QUANTO TEMPO ANCORA QUESTI IMBROGLIONI?, di GLG
QUANTO TEMPO ANCORA QUESTI IMBROGLIONI? di GLG 29 giugno ‘13
http://www.ilgiornale.it/news/interni/disoccupazione-letta-dallue-15-miliardi-litalia-931284.html
Adesso questo premier non è soltanto Pinocchietto, ma anche un saltimbanco da sagra. Non sono in grado di calcolare l’entità della somma in relazione ai bisogni; nemmeno conosco con quali modalità e criteri verranno concessi (e con quali formalità burocratiche da espletare). Capisco solo, in generale, che un imprenditore assumerà nuovi lavoratori (o stabilizzerà i precari) se ci sono prospettive reali di ripresa e di nuovo slancio produttivo. Gli incentivi finiscono ad un certo punto e i lavoratori rimangono; e chi si prenderà fin d’ora l’impegno di pagarli (a tempo indeterminato) se non s’intravvede ripresa? E questa non ci sarà se si continua a pestare sull’economia italiana, e soprattutto se si mettono in crescente difficoltà i nostri settori strategici, cioè quelli che fanno sempre da avanguardia in senso economico come politico (delle “sfere di influenza”). La bassa crescita continuerà ancora, lo è dappertutto (perfino in Cina gli alti tassi di aumento del Pil sono un po’ ridimensionati; e non parliamo degli Usa della presunta ripresa, e degli altri paesi avanzati); in paesi come l’Italia e altri vi è addirittura decrescita. E si pensa che bastino gli incentivi per il lavoro in assenza di un autentico rilancio produttivo?
Siamo nella stessa zona di menzogne ed imbrogli – avallati dal complice Berlusconi e dalla sua “corte” – in merito alla favola circa lo slancio impresso all’economia dal rinvio dell’Imu sulla prima casa e dell’aumento dell’Iva. Se simili decisioni non si dichiarano decadute, punto e basta, nessuno azzarderà spese e accrescimento dei consumi, poiché terrà conto di ciò che potrà accadere quando si arriverà alla scadenza della proroga. Di conseguenza, ben difficilmente i “mercati” (il miraggio di questi sciocchi) si allargheranno nel prossimo futuro.

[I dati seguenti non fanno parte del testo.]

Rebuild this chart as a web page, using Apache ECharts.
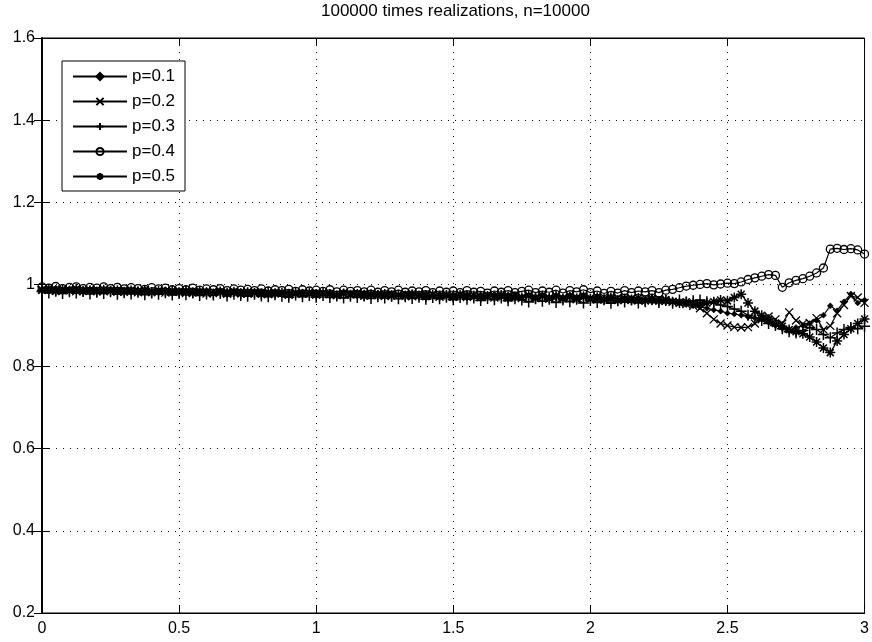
<!DOCTYPE html>
<html>
<head>
<meta charset="utf-8">
<script src="https://cdn.jsdelivr.net/npm/echarts@6/dist/echarts.min.js"></script>
<style>
html,body{margin:0;padding:0;background:#fff;}
#chart{width:872px;height:642px;}
</style>
</head>
<body>
<div id="chart"></div>
<script>
const titleText = '100000 times realizations, n=10000';
const seriesNames = ['p=0.1', 'p=0.2', 'p=0.3', 'p=0.4', 'p=0.5'];
const xTicks = [0, 0.5, 1, 1.5, 2, 2.5, 3];
const yTicks = [0.2, 0.4, 0.6, 0.8, 1, 1.2, 1.4, 1.6];

const xValues = [
0,0.025,0.05,0.075,0.1,0.125,0.15,0.175,0.2,0.225,
0.25,0.275,0.3,0.325,0.35,0.375,0.4,0.425,0.45,0.475,
0.5,0.525,0.55,0.575,0.6,0.625,0.65,0.675,0.7,0.725,
0.75,0.775,0.8,0.825,0.85,0.875,0.9,0.925,0.95,0.975,
1,1.025,1.05,1.075,1.1,1.125,1.15,1.175,1.2,1.225,
1.25,1.275,1.3,1.325,1.35,1.375,1.4,1.425,1.45,1.475,
1.5,1.525,1.55,1.575,1.6,1.625,1.65,1.675,1.7,1.725,
1.75,1.775,1.8,1.825,1.85,1.875,1.9,1.925,1.95,1.975,
2,2.025,2.05,2.075,2.1,2.125,2.15,2.175,2.2,2.225,
2.25,2.275,2.3,2.325,2.35,2.375,2.4,2.425,2.45,2.475,
2.5,2.525,2.55,2.575,2.6,2.625,2.65,2.675,2.7,2.725,
2.75,2.775,2.8,2.825,2.85,2.875,2.9,2.925,2.95,2.975,
3];

const p01 = [
0.989,0.986,0.991,0.985,0.988,0.990,0.984,0.988,0.986,0.985,
0.988,0.984,0.987,0.983,0.986,0.988,0.983,0.985,0.987,0.982,
0.985,0.986,0.981,0.985,0.984,0.980,0.985,0.982,0.982,0.984,
0.979,0.983,0.982,0.978,0.983,0.980,0.981,0.977,0.982,0.978,
0.981,0.977,0.980,0.976,0.981,0.979,0.975,0.980,0.976,0.979,
0.975,0.979,0.974,0.978,0.977,0.973,0.978,0.974,0.977,0.972,
0.976,0.973,0.977,0.971,0.975,0.972,0.976,0.970,0.975,0.971,
0.969,0.974,0.970,0.975,0.968,0.973,0.969,0.974,0.967,0.972,
0.966,0.971,0.964,0.969,0.962,0.967,0.960,0.966,0.963,0.958,
0.962,0.957,0.960,0.954,0.952,0.948,0.945,0.942,0.938,0.935,
0.930,0.928,0.925,0.921,0.918,0.915,0.908,0.900,0.893,0.888,
0.895,0.900,0.905,0.912,0.925,0.948,0.936,0.958,0.977,0.955,
0.962];

const p02 = [
0.987,0.991,0.985,0.989,0.986,0.983,0.988,0.985,0.988,0.983,
0.986,0.982,0.987,0.985,0.981,0.986,0.983,0.985,0.980,0.984,
0.983,0.979,0.984,0.982,0.978,0.983,0.981,0.977,0.982,0.980,
0.977,0.981,0.979,0.976,0.980,0.978,0.975,0.980,0.977,0.979,
0.975,0.979,0.977,0.974,0.978,0.976,0.979,0.973,0.977,0.975,
0.972,0.977,0.974,0.976,0.971,0.975,0.973,0.976,0.970,0.974,
0.971,0.975,0.969,0.974,0.970,0.973,0.968,0.972,0.969,0.974,
0.967,0.972,0.968,0.973,0.965,0.971,0.967,0.972,0.964,0.970,
0.967,0.963,0.969,0.964,0.968,0.962,0.966,0.961,0.966,0.962,
0.964,0.960,0.958,0.956,0.952,0.948,0.942,0.930,0.915,0.905,
0.900,0.896,0.895,0.896,0.905,0.915,0.922,0.915,0.905,0.932,
0.912,0.904,0.906,0.918,0.890,0.899,0.930,0.950,0.972,0.968,
0.955];

const p03 = [
0.983,0.979,0.984,0.978,0.982,0.979,0.983,0.977,0.981,0.978,
0.982,0.976,0.980,0.977,0.981,0.975,0.979,0.976,0.980,0.974,
0.978,0.975,0.979,0.973,0.977,0.974,0.978,0.972,0.976,0.973,
0.971,0.976,0.972,0.970,0.975,0.971,0.969,0.974,0.970,0.973,
0.969,0.973,0.968,0.972,0.967,0.971,0.968,0.972,0.966,0.970,
0.967,0.971,0.965,0.970,0.966,0.969,0.964,0.968,0.965,0.969,
0.963,0.968,0.964,0.967,0.961,0.966,0.963,0.967,0.960,0.965,
0.962,0.957,0.965,0.959,0.964,0.956,0.962,0.958,0.964,0.955,
0.961,0.956,0.963,0.954,0.960,0.957,0.962,0.955,0.958,0.963,
0.956,0.961,0.954,0.962,0.957,0.960,0.962,0.958,0.955,0.950,
0.946,0.940,0.935,0.925,0.918,0.912,0.905,0.900,0.892,0.885,
0.882,0.888,0.895,0.890,0.878,0.870,0.882,0.890,0.895,0.892,
0.898];

const p04 = [
0.994,0.991,0.995,0.990,0.993,0.994,0.990,0.993,0.991,0.994,
0.990,0.993,0.989,0.992,0.990,0.988,0.992,0.989,0.991,0.987,
0.990,0.987,0.991,0.986,0.989,0.987,0.990,0.985,0.989,0.986,
0.988,0.985,0.989,0.984,0.987,0.985,0.988,0.983,0.987,0.984,
0.986,0.983,0.987,0.982,0.986,0.983,0.985,0.982,0.986,0.981,
0.985,0.982,0.986,0.981,0.984,0.982,0.985,0.980,0.984,0.981,
0.984,0.980,0.985,0.981,0.983,0.979,0.984,0.981,0.985,0.980,
0.983,0.986,0.980,0.984,0.981,0.986,0.979,0.985,0.982,0.987,
0.980,0.984,0.978,0.983,0.979,0.985,0.980,0.984,0.982,0.985,
0.980,0.986,0.988,0.992,0.996,0.998,1.000,1.002,0.999,1.001,
1.003,1.002,1.006,1.012,1.016,1.020,1.024,1.022,0.993,1.004,
1.010,1.014,1.020,1.028,1.040,1.086,1.088,1.085,1.087,1.084,
1.074];

const p05 = [
0.986,0.989,0.983,0.987,0.985,0.989,0.983,0.986,0.982,0.987,
0.984,0.986,0.981,0.985,0.983,0.986,0.980,0.984,0.982,0.985,
0.981,0.984,0.979,0.983,0.981,0.978,0.983,0.980,0.982,0.977,
0.981,0.979,0.976,0.981,0.978,0.980,0.975,0.979,0.977,0.980,
0.976,0.979,0.977,0.973,0.978,0.975,0.977,0.972,0.976,0.974,
0.977,0.972,0.975,0.971,0.976,0.973,0.970,0.975,0.972,0.974,
0.969,0.974,0.971,0.973,0.968,0.972,0.970,0.974,0.967,0.971,
0.968,0.973,0.966,0.971,0.967,0.972,0.965,0.970,0.966,0.971,
0.965,0.969,0.963,0.968,0.961,0.966,0.962,0.967,0.960,0.966,
0.959,0.963,0.958,0.955,0.958,0.955,0.952,0.955,0.958,0.962,
0.960,0.968,0.976,0.955,0.935,0.925,0.915,0.905,0.898,0.890,
0.885,0.880,0.872,0.860,0.845,0.834,0.862,0.878,0.892,0.905,
0.916];

const seriesValues = [p01, p02, p03, p04, p05];

const FONT = '"Liberation Sans", Arial, Helvetica, sans-serif';
const markers = [
  { symbol: 'path://M5,0L10,5L5,10L0,5Z', size: 6, itemStyle: { color: '#000', borderColor: '#000', borderWidth: 0.5 } },
  { symbol: 'path://M0,0L10,10M10,0L0,10', size: 8, itemStyle: { color: '#000', borderColor: '#000', borderWidth: 1.3 } },
  { symbol: 'path://M5,0L5,10M0,5L10,5', size: 11, itemStyle: { color: '#000', borderColor: '#000', borderWidth: 1.5 } },
  { symbol: 'circle', size: 8, itemStyle: { color: 'rgba(0,0,0,0)', borderColor: '#000', borderWidth: 1.3 } },
  { symbol: 'path://M5,0L5,10M0,5L10,5M1.5,1.5L8.5,8.5M8.5,1.5L1.5,8.5', size: 10, itemStyle: { color: '#000', borderColor: '#000', borderWidth: 1.5 } }
];

const series = seriesNames.map((name, k) => ({
  name: name,
  type: 'line',
  xAxisIndex: 0,
  yAxisIndex: 0,
  data: xValues.map((x, i) => [x, seriesValues[k][i]]),
  symbol: markers[k].symbol,
  symbolSize: markers[k].size,
  showSymbol: true,
  showAllSymbol: true,
  itemStyle: markers[k].itemStyle,
  lineStyle: { color: '#000', width: 1.2 },
  emphasis: { disabled: true },
  z: 3 + k
}));

const gridLine = { show: true, lineStyle: { color: '#111', width: 1, type: [1, 6] } };
const axisLineStyle = { show: true, lineStyle: { color: '#000', width: 1 } };
const tickStyle = { show: true, inside: true, length: 8, lineStyle: { color: '#000', width: 1 } };

const chart = echarts.init(document.getElementById('chart'), null, { renderer: 'canvas' });
chart.setOption({
  animation: false,
  backgroundColor: '#fff',
  title: {
    text: titleText,
    left: 321,
    top: 3,
    padding: 0,
    textStyle: { fontFamily: FONT, fontSize: 17, fontWeight: 'normal', color: '#000' }
  },
  legend: {
    data: seriesNames,
    orient: 'vertical',
    left: 62,
    top: 61,
    padding: [7, 10, 6, 10],
    itemGap: 8,
    itemWidth: 54,
    itemHeight: 9,
    backgroundColor: '#fff',
    borderColor: '#000',
    borderWidth: 1,
    borderRadius: 0,
    selectedMode: false,
    textStyle: { fontFamily: FONT, fontSize: 17, color: '#000' }
  },
  grid: {
    left: 42, right: 6, top: 38, bottom: 29,
    show: true, borderColor: '#000', borderWidth: 1, backgroundColor: 'transparent'
  },
  xAxis: [
    {
      type: 'value', position: 'bottom', min: xTicks[0], max: xTicks[xTicks.length - 1], interval: 0.5,
      axisLine: axisLineStyle, axisTick: tickStyle, splitLine: gridLine,
      axisLabel: { color: '#000', fontFamily: FONT, fontSize: 16, margin: 8 }
    },
    {
      type: 'value', position: 'top', min: xTicks[0], max: xTicks[xTicks.length - 1], interval: 0.5,
      axisLine: axisLineStyle, axisTick: tickStyle, splitLine: { show: false },
      axisLabel: { show: false }
    }
  ],
  yAxis: [
    {
      type: 'value', position: 'left', min: yTicks[0], max: yTicks[yTicks.length - 1], interval: 0.2,
      axisLine: axisLineStyle, axisTick: tickStyle, splitLine: gridLine,
      axisLabel: { color: '#000', fontFamily: FONT, fontSize: 16, margin: 7 }
    },
    {
      type: 'value', position: 'right', min: yTicks[0], max: yTicks[yTicks.length - 1], interval: 0.2,
      axisLine: { show: true, lineStyle: { color: '#000', width: 2 } }, axisTick: tickStyle, splitLine: { show: false },
      axisLabel: { show: false }
    }
  ],
  series: series
});
</script>
</body>
</html>
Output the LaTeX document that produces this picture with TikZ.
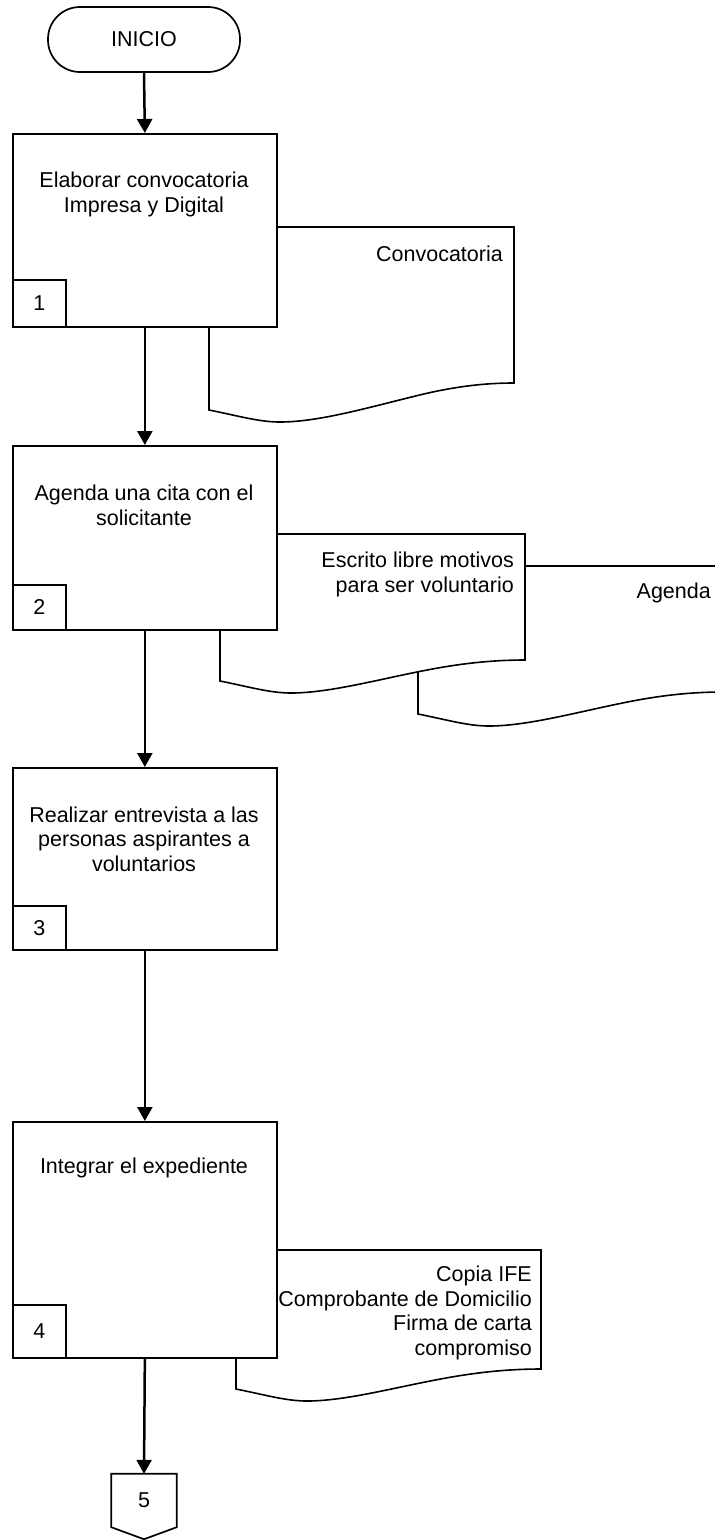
\documentclass[tikz,border=0pt]{standalone}
\usepackage{fontspec}
\setmainfont{Liberation Sans}
\usetikzlibrary{arrows.meta,calc}

% Document symbol with a wavy lower edge:
% #1 left x, #2 top y, #3 y of the lower left corner, #4 rise of the lower right corner
\newcommand\docsheet[4]{%
  \begin{scope}[shift={(#1,#3)}]
    \path[docshape] (0,{#2-#3}) -- (0,0)
      .. controls (30,6) and (50,12) .. (71,12)
      .. controls (110,12) and (160,{0.1*(#4)}) .. (210,{0.55*(#4)})
      .. controls (245,{0.865*(#4)}) and (275,#4) .. (305,#4)
      -- (305,{#2-#3}) -- cycle;
  \end{scope}}

\begin{document}
\begin{tikzpicture}[x=1pt,y=-1pt,
  font=\fontsize{21.5}{24.5}\selectfont,
  proc/.style={draw,line width=1.7pt,fill=white,rectangle,anchor=north west,
    minimum width=264pt,inner sep=0pt},
  numbox/.style={draw,line width=1.7pt,fill=white,anchor=south west,
    minimum width=53pt,inner sep=0pt},
  stadium/.style={draw,line width=1.7pt,rounded corners=32pt,
    minimum width=192pt,minimum height=65pt,inner sep=0pt},
  docshape/.style={draw,line width=1.6pt,fill=white},
  boxtext/.style={inner sep=0pt,align=center},
  doctext/.style={inner sep=0pt,align=right,anchor=east},
  flow/.style={line width=2.5pt,-{Triangle[width=15pt,length=14pt]}},
]
\useasboundingbox (0,0) rectangle (715,1540);
\clip (0,0) rectangle (715,1540);

% start
\node[stadium] (ini) at (144,39.5) {INICIO};

% step 1
\docsheet{209}{227}{410}{-27}
\node[doctext] (d1t) at (503,254) {Convocatoria};
\node[proc,minimum height=193pt] (b1) at (12,133) {};
\node[numbox,minimum height=47pt] (n1) at (b1.south west) {1};
\node[boxtext] (t1) at (144,194.5) {Elaborar convocatoria\\Impresa y Digital};

% step 2
\docsheet{418}{566}{714}{-22}
\node[doctext] (d3t) at (711,593) {Agenda};
\docsheet{220}{534}{681}{-21}
\node[doctext] (d2t) at (514,574.5) {Escrito libre motivos\\para ser voluntario};
\node[proc,minimum height=184pt] (b2) at (12,445) {};
\node[numbox,minimum height=45pt] (n2) at (b2.south west) {2};
\node[boxtext] (t2) at (144,505.5) {Agenda una cita con el\\solicitante};

% step 3
\node[proc,minimum height=182pt] (b3) at (12,767) {};
\node[numbox,minimum height=44pt] (n3) at (b3.south west) {3};
\node[boxtext] (t3) at (144,839) {Realizar entrevista a las\\personas aspirantes a\\voluntarios};

% step 4
\docsheet{236}{1250}{1389}{-20}
\node[doctext] (d4t) at (532,1313) {Copia IFE\\Comprobante de Domicilio\\Firma de carta\\compromiso};
\node[proc,minimum height=236pt] (b4) at (12,1121) {};
\node[numbox,minimum height=53pt] (n4) at (b4.south west) {4};
\node[boxtext] (t4) at (144,1168) {Integrar el expediente};

% off-page connector
\node[inner sep=0pt,minimum width=65pt,minimum height=53pt] (p5) at (144,1500.5) {5};
\draw[line width=1.7pt] (p5.north west) -- (p5.north east) -- (p5.south east)
  -- ($(p5.south)+(0,12)$) -- (p5.south west) -- cycle;

% flow
\draw[flow] (ini.south) -- (b1.north);
\draw[flow] (b1.south) -- (b2.north);
\draw[flow] (b2.south) -- (b3.north);
\draw[flow] (b3.south) -- (b4.north);
\draw[flow] (b4.south) -- (p5.north);
\end{tikzpicture}
\end{document}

E’ intanto necessario fornire la “droga” della liquidità, lasciando fra le altre cose perdere la diminuzione della spesa pubblica, semmai “razionalizzandola” se se ne è politicamente capaci. Basta, dunque, con questa commedia del rigido rapporto deficit/Pil. L’effetto della “droga”, però, dura poco tempo (due-tre anni? O un po’ di più?). Serve intanto da stimolo, ma poi ci si deve attrezzare con un vistoso aumento di competitività. Che non dipende direttamente dall’occupazione (un effetto, non una causa) ma dall’avanzamento tecnologico, dall’impulso dato all’industria più recente, a quella strategica (compresa l’energetica, e senza smanie ecosistemiche basate su calcoli di pochi anni dove magari occorrerebbe un’esperienza secolare). E infine, e sopra tutto, diventa necessaria una politica estera di maggiore indipendenza, di variabilità ed elasticità massime nelle alleanze internazionali allo scopo di ampliare il sedicente mercato per i nostri prodotti. In realtà, il mitico mercato dei retrogradi liberisti (ideologi dei “cotonieri” al servizio degli Usa) dipende appunto strettamente da accordi di politica estera, da favori e controfavori con questo o con quello a seconda dei diversi andamenti dei rapporti di forza, che saranno d’ora in poi assai variabili; e specialmente cangianti ora in quest’area mondiale, ora in quell’altra. E’ necessario essere pronti di riflessi come i surfisti, sapendo sfruttare il mutevole presentarsi delle onde.
Con simili falsari al governo, con gente dell’Aspen Institute, con cervelli fossilizzati sul “yes Obama”, non si combina nulla. E’ indispensabile rispedirli a casa e metterli definitivamente in condizioni di non nuocere più. E basta raccontare balle: questa crisi durerà, è crisi d’epoca multipolare; ma in essa ci si sistema o meglio o peggio a seconda che si sia in mano a servi inetti e striscianti oppure a governanti capaci e con la schiena dritta. A chi non l’ha dritta, gliela si spezzi definitivamente. Togliamoci dai piedi questo impaccio e cerchiamo di andare infine avanti senza piegarci ad ordini tossici per i quattro quinti della nostra popolazione. Pochi si avvantaggiano di questo servaggio; e noi li lasciamo fare e disfare a loro piacimento ed eseguendo ordini dall’estero, da oltreatlantico.